◆ Directions ◆
In the listing that follows, the range to quote begins at the line that has "Clone this chart in Apache ECharts." and ends after the line that has "var yTicks = [0, 6, 12, 18, 24];"; quote it verbatim and add nothing.

(Code that draws figures)
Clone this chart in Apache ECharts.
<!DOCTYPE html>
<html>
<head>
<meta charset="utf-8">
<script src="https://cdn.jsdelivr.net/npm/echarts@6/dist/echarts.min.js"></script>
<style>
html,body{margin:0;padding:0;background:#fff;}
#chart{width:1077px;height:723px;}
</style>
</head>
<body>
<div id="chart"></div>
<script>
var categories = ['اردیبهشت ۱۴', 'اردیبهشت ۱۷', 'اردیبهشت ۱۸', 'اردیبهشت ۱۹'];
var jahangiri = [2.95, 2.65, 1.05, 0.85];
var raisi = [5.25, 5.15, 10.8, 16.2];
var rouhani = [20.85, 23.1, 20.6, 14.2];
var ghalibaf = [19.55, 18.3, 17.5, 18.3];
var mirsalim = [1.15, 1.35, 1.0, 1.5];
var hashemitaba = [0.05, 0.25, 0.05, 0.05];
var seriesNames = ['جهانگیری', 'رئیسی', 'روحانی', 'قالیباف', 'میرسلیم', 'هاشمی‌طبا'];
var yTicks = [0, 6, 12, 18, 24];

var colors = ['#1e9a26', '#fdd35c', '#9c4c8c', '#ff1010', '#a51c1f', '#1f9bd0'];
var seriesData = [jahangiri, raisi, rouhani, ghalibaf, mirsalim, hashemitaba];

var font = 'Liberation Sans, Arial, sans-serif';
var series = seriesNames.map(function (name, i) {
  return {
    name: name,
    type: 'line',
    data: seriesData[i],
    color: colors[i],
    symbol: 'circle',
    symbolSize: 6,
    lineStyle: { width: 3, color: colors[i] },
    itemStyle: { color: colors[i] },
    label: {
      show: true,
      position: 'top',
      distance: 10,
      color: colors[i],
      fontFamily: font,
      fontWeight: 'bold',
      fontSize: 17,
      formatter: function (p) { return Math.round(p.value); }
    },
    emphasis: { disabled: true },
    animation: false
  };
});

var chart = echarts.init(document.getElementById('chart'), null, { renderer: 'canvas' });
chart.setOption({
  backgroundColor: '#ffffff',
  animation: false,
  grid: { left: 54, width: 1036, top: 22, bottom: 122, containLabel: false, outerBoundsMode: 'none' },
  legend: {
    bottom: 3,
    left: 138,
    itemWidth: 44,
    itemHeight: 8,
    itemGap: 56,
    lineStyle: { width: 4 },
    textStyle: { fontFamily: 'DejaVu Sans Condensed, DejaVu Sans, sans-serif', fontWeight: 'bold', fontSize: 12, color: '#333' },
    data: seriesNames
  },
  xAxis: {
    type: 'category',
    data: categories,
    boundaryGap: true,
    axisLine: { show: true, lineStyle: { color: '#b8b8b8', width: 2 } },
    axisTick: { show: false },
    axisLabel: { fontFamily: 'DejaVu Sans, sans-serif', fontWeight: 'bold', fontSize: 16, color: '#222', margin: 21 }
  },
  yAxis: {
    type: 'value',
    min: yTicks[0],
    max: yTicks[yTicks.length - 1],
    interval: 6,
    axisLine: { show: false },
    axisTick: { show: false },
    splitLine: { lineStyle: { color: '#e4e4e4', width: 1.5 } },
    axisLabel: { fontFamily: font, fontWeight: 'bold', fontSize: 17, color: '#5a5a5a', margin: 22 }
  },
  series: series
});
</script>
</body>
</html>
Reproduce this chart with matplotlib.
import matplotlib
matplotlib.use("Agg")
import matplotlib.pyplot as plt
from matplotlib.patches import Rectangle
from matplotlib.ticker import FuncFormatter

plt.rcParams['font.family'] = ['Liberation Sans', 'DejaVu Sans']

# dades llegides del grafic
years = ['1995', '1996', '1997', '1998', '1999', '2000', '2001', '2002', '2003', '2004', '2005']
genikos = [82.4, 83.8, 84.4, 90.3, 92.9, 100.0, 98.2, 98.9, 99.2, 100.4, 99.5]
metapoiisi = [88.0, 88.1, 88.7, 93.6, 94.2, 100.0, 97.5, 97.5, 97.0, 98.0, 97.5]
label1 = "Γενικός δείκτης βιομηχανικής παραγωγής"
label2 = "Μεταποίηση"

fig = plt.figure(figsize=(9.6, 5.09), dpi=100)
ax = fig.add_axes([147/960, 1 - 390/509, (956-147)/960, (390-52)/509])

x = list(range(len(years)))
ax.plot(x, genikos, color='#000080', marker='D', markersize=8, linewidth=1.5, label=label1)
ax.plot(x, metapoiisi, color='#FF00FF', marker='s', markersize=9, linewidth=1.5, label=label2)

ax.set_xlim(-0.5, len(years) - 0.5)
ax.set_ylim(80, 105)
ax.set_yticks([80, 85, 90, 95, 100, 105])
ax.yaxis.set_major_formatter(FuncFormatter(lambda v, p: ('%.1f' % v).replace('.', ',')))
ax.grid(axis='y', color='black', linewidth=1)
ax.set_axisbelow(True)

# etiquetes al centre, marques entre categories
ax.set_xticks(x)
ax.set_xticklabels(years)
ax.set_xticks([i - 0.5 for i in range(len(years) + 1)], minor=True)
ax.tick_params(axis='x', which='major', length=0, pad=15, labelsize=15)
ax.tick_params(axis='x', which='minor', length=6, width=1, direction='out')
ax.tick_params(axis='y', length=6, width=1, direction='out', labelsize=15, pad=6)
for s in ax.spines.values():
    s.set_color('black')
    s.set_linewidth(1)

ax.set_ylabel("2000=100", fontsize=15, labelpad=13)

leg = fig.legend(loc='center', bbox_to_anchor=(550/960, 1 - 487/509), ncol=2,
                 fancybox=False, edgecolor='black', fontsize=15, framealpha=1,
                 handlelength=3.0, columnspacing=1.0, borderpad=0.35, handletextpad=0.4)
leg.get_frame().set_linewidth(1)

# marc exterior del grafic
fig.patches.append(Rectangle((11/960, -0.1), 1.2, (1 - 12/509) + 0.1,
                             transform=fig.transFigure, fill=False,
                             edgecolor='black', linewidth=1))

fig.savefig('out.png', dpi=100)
---
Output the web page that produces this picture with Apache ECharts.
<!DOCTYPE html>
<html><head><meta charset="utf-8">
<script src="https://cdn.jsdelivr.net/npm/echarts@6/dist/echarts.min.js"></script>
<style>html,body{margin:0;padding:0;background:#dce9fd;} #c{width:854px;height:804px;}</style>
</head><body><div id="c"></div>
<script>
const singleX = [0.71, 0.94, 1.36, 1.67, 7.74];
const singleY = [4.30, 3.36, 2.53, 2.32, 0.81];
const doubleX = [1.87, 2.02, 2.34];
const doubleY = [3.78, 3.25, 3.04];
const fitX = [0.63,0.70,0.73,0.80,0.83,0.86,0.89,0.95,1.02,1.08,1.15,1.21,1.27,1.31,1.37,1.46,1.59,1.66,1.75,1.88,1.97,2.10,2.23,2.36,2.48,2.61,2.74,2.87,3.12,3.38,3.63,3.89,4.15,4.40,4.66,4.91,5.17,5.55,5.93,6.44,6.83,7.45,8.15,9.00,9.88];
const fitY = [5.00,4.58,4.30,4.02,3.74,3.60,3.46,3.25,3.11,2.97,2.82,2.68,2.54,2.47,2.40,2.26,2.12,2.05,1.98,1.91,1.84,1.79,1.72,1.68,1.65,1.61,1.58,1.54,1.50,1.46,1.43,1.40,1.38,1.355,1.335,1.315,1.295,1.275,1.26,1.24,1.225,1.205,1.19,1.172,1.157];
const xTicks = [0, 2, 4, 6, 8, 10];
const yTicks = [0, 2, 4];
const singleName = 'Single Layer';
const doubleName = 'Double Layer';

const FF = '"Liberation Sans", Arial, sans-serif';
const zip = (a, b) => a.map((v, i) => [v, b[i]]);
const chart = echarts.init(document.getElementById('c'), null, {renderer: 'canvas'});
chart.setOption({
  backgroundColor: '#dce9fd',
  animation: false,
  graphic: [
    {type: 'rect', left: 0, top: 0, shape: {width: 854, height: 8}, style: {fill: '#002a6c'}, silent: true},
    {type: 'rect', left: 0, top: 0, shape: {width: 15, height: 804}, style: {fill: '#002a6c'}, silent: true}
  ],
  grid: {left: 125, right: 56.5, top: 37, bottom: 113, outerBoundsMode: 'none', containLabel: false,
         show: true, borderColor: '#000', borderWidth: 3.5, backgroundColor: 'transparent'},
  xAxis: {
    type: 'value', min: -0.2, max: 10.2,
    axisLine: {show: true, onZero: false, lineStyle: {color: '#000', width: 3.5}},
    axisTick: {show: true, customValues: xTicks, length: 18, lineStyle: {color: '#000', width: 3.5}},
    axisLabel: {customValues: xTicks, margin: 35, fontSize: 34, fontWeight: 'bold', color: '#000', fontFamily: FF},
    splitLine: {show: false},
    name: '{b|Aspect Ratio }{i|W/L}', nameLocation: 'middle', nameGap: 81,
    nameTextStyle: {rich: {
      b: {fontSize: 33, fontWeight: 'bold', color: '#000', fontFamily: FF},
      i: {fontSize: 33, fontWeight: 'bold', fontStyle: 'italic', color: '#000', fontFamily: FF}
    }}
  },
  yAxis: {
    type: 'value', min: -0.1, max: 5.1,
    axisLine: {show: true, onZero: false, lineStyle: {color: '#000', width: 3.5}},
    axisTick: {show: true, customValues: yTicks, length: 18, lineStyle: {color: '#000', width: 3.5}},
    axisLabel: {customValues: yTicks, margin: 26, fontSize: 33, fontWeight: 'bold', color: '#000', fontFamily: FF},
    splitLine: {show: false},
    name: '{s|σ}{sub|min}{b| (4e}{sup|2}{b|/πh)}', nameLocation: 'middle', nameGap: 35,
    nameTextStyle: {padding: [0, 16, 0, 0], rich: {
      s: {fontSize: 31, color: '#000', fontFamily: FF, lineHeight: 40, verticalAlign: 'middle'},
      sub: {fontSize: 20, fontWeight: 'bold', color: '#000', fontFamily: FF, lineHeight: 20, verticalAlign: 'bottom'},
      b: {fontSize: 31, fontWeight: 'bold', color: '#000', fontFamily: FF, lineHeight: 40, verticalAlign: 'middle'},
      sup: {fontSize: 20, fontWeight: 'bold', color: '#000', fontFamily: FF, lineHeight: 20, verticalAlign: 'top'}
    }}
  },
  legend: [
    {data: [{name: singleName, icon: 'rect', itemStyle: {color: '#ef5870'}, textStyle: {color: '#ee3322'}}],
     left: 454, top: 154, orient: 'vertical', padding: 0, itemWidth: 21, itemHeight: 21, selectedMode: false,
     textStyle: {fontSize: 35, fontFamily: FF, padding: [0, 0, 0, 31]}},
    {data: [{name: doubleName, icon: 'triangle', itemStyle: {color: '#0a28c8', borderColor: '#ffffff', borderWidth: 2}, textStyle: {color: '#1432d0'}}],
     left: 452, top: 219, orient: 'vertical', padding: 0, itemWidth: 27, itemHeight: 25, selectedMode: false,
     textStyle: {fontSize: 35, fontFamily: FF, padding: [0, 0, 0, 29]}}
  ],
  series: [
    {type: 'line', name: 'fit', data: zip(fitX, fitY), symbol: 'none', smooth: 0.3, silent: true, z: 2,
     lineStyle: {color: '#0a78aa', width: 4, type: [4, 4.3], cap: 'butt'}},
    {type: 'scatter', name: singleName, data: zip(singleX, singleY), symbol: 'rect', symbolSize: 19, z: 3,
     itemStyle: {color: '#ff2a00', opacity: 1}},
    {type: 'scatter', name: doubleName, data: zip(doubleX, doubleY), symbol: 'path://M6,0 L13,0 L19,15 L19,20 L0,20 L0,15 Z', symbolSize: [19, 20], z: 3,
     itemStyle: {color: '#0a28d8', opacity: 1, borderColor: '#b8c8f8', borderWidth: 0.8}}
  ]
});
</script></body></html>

◆ Correct response ◆
Clone this chart in Apache ECharts.
<!DOCTYPE html>
<html>
<head>
<meta charset="utf-8">
<script src="https://cdn.jsdelivr.net/npm/echarts@6/dist/echarts.min.js"></script>
<style>
html,body{margin:0;padding:0;background:#fff;}
#chart{width:1077px;height:723px;}
</style>
</head>
<body>
<div id="chart"></div>
<script>
var categories = ['اردیبهشت ۱۴', 'اردیبهشت ۱۷', 'اردیبهشت ۱۸', 'اردیبهشت ۱۹'];
var jahangiri = [2.95, 2.65, 1.05, 0.85];
var raisi = [5.25, 5.15, 10.8, 16.2];
var rouhani = [20.85, 23.1, 20.6, 14.2];
var ghalibaf = [19.55, 18.3, 17.5, 18.3];
var mirsalim = [1.15, 1.35, 1.0, 1.5];
var hashemitaba = [0.05, 0.25, 0.05, 0.05];
var seriesNames = ['جهانگیری', 'رئیسی', 'روحانی', 'قالیباف', 'میرسلیم', 'هاشمی‌طبا'];
var yTicks = [0, 6, 12, 18, 24];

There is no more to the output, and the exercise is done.